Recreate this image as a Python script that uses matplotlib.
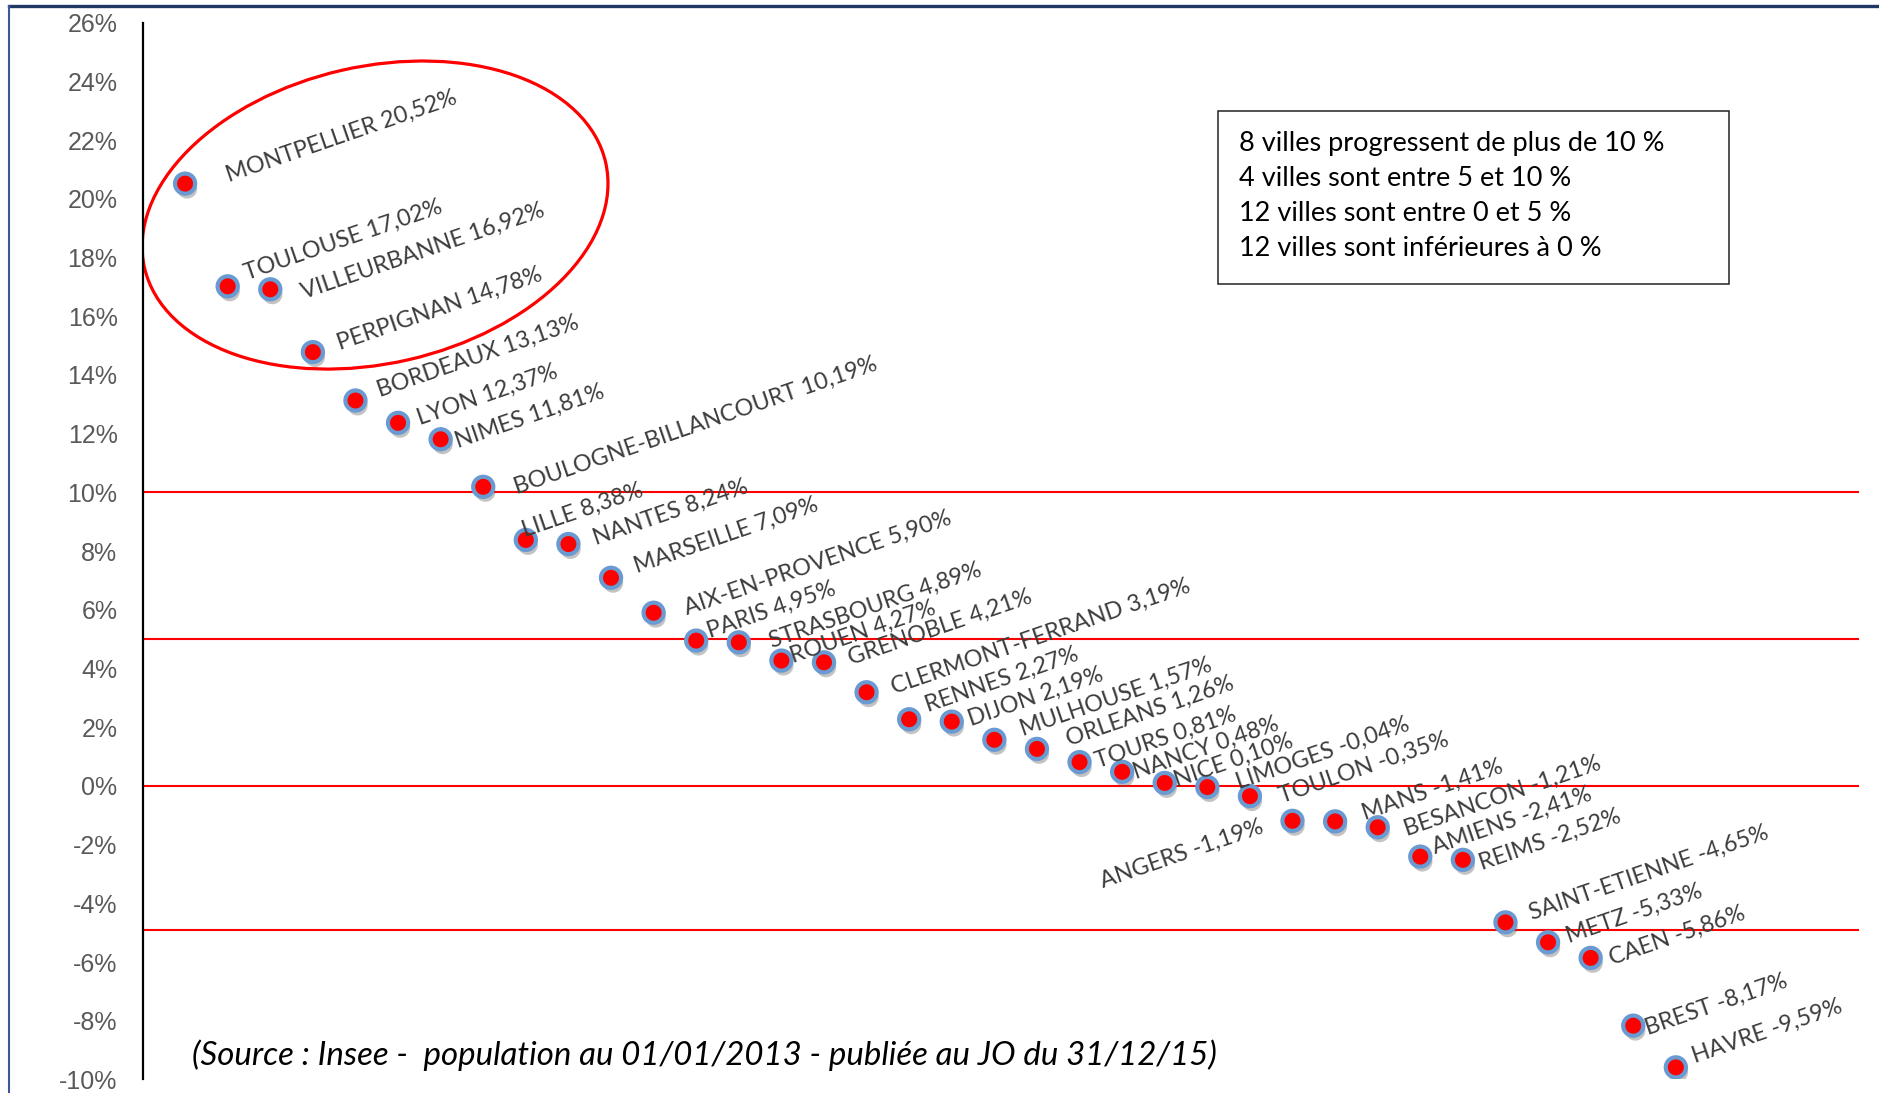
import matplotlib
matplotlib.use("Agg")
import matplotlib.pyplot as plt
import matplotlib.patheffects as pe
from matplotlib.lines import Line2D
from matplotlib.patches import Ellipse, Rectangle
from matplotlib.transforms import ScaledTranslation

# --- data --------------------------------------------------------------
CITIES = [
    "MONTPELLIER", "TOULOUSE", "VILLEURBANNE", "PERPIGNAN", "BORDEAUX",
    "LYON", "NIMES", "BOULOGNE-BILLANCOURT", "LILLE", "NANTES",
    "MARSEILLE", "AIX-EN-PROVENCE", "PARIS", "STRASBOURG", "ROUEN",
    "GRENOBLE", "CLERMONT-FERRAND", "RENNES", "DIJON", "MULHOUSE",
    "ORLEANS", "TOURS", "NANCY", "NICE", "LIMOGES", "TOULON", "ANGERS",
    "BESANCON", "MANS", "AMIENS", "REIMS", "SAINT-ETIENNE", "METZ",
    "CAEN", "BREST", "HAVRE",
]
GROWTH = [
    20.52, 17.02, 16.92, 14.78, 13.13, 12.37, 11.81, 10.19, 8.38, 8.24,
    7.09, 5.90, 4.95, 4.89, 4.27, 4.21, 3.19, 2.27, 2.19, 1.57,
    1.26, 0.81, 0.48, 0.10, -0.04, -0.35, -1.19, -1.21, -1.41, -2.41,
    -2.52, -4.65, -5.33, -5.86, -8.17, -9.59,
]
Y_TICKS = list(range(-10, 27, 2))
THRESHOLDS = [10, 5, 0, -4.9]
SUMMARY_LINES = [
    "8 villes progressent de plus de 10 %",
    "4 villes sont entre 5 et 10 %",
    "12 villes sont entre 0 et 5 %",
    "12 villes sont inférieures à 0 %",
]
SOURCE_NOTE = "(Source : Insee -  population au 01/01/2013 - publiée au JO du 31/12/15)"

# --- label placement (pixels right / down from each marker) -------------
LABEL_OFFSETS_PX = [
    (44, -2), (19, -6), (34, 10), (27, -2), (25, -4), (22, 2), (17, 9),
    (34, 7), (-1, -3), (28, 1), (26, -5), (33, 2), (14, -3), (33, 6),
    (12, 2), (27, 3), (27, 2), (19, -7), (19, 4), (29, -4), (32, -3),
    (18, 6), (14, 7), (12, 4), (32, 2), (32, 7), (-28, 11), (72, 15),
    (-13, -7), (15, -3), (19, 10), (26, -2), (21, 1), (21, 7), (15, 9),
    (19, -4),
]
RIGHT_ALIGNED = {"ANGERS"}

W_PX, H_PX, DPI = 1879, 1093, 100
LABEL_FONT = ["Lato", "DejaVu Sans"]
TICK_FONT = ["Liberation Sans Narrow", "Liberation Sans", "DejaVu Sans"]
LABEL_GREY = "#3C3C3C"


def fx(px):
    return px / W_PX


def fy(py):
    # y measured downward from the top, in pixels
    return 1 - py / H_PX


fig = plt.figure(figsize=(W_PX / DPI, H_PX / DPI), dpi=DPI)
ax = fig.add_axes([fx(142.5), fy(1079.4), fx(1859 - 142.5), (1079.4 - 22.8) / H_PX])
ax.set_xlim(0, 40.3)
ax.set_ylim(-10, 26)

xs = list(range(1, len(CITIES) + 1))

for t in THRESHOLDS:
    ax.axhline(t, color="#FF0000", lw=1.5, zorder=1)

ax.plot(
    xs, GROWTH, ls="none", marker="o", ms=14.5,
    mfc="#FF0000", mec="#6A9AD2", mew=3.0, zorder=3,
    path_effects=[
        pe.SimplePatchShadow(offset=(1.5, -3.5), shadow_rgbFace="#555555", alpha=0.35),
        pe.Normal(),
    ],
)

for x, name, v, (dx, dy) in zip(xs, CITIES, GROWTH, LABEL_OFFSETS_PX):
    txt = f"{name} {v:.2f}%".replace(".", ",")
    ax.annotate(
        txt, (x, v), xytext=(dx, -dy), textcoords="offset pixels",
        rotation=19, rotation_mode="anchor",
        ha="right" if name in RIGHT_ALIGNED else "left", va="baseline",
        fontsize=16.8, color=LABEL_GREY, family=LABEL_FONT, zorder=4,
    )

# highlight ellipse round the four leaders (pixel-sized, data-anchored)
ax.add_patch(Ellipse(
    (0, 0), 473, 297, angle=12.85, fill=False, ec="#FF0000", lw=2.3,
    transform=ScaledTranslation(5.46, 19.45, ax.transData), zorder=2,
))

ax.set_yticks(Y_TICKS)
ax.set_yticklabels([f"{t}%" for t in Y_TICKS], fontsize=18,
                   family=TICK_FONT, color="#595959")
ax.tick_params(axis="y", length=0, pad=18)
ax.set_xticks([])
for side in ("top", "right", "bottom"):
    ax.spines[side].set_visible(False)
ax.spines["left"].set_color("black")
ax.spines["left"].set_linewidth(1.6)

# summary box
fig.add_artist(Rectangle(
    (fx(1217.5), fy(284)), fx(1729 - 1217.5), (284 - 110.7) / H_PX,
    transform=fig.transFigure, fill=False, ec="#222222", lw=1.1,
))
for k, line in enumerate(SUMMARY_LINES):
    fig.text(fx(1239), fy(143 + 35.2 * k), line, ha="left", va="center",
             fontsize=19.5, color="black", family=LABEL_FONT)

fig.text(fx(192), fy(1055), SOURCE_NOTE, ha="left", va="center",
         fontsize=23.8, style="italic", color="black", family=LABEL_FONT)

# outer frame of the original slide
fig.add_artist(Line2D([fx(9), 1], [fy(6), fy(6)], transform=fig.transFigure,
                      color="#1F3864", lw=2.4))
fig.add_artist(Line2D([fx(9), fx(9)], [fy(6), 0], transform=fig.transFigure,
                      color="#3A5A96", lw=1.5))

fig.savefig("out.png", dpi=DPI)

The task = State how many lines of the material contain the string "matplotlib", with no other words.

The completed task = 8